In many parts of the continent, most raindrops evaporate before they can cause run-off. As a result, only a small portion of the rainfall reaches rivers, lakes, and groundwater bodies. Furthermore, most farms are located far from rivers, limiting their ability to use river bodies for irrigation. Notably, the majority of the African continent is made up of deserts and semiarid savannahs. Unfortunately, the majority of these areas receive insufficient surface run-offs of less than 100 millimetres per year.[8] This is too little to support the cultivation of maise, corn, rice, millet, and sorghum, serving as staple foods for most African communities.[9]
Climate change has also changed the rainfall distribution by causing unpredictability to the timing of rainfall per season and has also significantly reduced the amount of rainfall towards drought conditions in recent years.[10] This has a significant impact on the reliability of rainfall, particularly for agricultural purposes.
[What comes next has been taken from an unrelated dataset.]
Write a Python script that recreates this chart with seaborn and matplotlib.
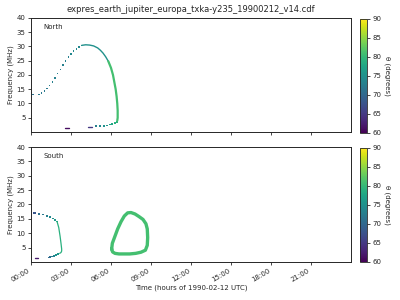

Droughts, for example, are expected to become more common in Africa as a result of climate change and global warming. As shown in figure 1, global warming has gradually contributed to increased and prolonged heat waves, as well as a tripling of droughts in Africa since the 1970s. The slightest increase in global warming poses a significant risk to the continent by increasing heat waves, droughts, and crop failures, exacerbating food insecurity across the continent.[11]
Figure 1: Africa's temperature anomalies, 1920 – 2020 (degrees Celsius)
It is important to note that when crops fail, it is usually due to an extended dry spell during a critical period of the growing cycle, such as the flowering phase, rather than a lack of rainfall. Rainless spells of several weeks are common and can occur at any time of year. However, if they occur at a critical stage of the crop growth cycle, they can have disastrous consequences. During these dry spells, therefore, continuous provision of water irrigation becomes critical.
The limited utilisation of irrigation in Africa and over-dependence on rain-fed agriculture has accounted for the limited agricultural productivity across the continent, among other factors.[12] This is especially true in the continent's rural arid and semiarid areas. Currently, agricultural productivity is highly constrained by variable rainfalls and frequent dry spells. Consequently, this makes rainfed farming a risky undertaking. An estimated 70-85% of the rainfall on African dryland farms is lost through non-productive evaporation, surface run-offs, and deep percolation.[13] Therefore, solutions to manage rainfall water caption and storage, existing water sources, artificial recharge of groundwater, and water treatment should be developed and implemented.
The African Union High-Level Panel on Emerging Technologies(APET) encourages African countries to harness smart technologies and innovations to heighten the management of existing water bodies and exploit rainfall run-offs. To exploit the rainfalls for small-scale farming purposes, APET advises creating more effective water resource capture techniques. This can be accomplished by increasingly focusing on climate-smart technologies to reduce risks from extreme weather patterns due to climate change and global warming. APET recognises that water management should be effective and efficient, especially in rain-fed agriculture. This can be accomplished by pursuing water conservation and management systems through smart water harvesting technologies.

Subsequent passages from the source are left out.